Oxtail (found in the beef section of your grocery store)
5-8 garlic cloves
1-2 onions
Med. Korean betchoo or 2-3 American turnips
Salt and Pepper to taste
Scallion for garnish

The Recipe:
For a full stock pot, use about seven or as many pieces of oxtail as will fit comfortable on the bottom. (For 2/3 of a stock pot of soup, use about five big pieces.)

Fill with water as discussed above.

Add 5-8 garlic cloves, 1-2 sliced onions.

Bring to boil, then simmer on the lowest simmer setting for at least an hour.

Remove oxtail and when cool, nudge off the meat and add back to the soup. (My mom always set aside some of the meat and would urge us kids into the kitchen to eat it while it was still hot.
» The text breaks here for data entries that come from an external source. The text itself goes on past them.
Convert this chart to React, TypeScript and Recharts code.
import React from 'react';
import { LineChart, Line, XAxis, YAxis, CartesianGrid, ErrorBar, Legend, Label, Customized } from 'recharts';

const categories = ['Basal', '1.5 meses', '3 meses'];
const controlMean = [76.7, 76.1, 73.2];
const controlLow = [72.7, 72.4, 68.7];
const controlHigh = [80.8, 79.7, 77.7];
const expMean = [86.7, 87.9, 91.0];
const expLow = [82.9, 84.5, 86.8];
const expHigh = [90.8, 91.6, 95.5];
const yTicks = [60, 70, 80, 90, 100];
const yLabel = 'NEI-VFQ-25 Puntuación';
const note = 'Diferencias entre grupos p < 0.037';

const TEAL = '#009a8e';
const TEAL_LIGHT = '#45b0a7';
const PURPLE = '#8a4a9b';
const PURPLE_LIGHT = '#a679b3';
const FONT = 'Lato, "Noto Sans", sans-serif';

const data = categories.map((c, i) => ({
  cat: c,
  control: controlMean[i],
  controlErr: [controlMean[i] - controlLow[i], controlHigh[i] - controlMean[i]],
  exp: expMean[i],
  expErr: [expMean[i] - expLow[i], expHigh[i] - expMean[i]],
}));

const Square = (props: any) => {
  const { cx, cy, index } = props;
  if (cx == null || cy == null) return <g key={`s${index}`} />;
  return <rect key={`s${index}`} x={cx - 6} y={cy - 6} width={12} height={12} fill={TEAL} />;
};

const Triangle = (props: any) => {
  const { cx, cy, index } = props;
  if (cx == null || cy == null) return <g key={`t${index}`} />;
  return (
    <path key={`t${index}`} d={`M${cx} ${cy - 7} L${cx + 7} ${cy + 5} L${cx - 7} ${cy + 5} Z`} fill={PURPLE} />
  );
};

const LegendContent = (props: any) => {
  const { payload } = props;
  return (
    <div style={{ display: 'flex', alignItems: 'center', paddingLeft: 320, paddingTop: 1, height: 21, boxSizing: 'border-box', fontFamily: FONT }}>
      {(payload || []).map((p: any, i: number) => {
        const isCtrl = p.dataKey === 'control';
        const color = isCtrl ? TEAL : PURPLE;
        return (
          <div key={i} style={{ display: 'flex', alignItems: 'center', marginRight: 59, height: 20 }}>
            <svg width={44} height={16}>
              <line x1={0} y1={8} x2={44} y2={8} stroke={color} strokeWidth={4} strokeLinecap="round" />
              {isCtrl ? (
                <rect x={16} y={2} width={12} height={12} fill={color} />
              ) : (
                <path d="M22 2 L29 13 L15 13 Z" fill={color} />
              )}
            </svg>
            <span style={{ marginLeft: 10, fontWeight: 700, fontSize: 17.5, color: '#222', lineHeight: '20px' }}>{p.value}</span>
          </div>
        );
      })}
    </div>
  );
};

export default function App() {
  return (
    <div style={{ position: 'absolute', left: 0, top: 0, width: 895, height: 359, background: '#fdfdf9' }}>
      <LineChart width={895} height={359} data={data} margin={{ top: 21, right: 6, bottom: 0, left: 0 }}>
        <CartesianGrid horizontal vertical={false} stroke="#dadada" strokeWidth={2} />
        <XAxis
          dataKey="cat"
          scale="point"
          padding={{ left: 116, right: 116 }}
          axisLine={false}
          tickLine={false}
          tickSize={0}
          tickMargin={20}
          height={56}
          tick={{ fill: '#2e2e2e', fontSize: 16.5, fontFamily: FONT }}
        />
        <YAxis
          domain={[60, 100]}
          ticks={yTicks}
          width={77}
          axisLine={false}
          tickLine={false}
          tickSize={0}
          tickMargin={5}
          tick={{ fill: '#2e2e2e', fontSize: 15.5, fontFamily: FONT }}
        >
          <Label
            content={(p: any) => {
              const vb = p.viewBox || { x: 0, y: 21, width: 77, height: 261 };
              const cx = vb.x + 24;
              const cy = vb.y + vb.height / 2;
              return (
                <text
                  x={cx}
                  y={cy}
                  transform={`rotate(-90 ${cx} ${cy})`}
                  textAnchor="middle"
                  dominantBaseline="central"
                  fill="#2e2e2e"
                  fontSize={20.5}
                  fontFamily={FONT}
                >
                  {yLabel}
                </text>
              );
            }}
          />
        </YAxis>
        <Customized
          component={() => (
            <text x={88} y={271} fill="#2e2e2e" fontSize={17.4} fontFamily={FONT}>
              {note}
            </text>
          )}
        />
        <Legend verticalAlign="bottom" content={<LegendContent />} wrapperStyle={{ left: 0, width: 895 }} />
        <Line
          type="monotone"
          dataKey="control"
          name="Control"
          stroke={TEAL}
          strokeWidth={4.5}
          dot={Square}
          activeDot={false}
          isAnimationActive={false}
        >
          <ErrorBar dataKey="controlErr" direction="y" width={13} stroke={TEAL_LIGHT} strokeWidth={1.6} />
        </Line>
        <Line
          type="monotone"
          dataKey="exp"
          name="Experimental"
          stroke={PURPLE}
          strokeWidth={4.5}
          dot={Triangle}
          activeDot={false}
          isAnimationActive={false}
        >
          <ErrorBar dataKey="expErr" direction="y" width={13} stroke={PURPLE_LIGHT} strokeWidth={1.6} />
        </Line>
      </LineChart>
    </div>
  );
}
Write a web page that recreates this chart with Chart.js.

Sprinkled with salt and sometimes soy sauce, the meat would disappear in minutes!)

Add peeled and cubed betchoo (turnip).

Salt and pepper liberally to taste.

Return to simmer for about twenty minutes or however soft you like your turnip.

Eat as much as you want or remove as much as you want for eating before the next step.

...Add bones (probably without the small knob bits that fall off each oxtail piece) back to the soup and simmer again for about two or so hours until the bones release their marrow.


Soup will be milky white.

Garnish with scallion if you prefer.

(For a non-fat version, simply place soup after initial simmer in the refrigerator overnight and skim off hardened fat in the morning.)

posted at 12:33 PM by jenn

Filed under: recipes


01/31/08 01:18 AM

Mmm...ox-tail soup If I had a rap band, punk rock band, whatever kind of band, I would name it 'oxtail soup' because that's how awesome the stuff is. Your description was right on the mark. It made me want to go eat some. Unfortunately, because all cows only have one tail, oxtail soup is expensive here in korea.

02/02/08 10:20 AM

that's why you should move back to the states. ha ha.

02/02/08 01:23 PM

Hi! I'm a friend of Becky's. Your interests and mine align perfectly. =) I'm looking forward to your future entries.

02/02/08 02:29 PM

yay, my fourth reader!

02/04/08 05:10 PM

did you know this soup is also know as gom (bear) gook? I thought it was a bear stew when i was younger but didn't complain once cuz it was so damn good!

jung, It never occurred to me that it was kom as in "bear". that's really cool and also makes me wonder what the original connection was, maybe linked somehow to the birth of korea myth?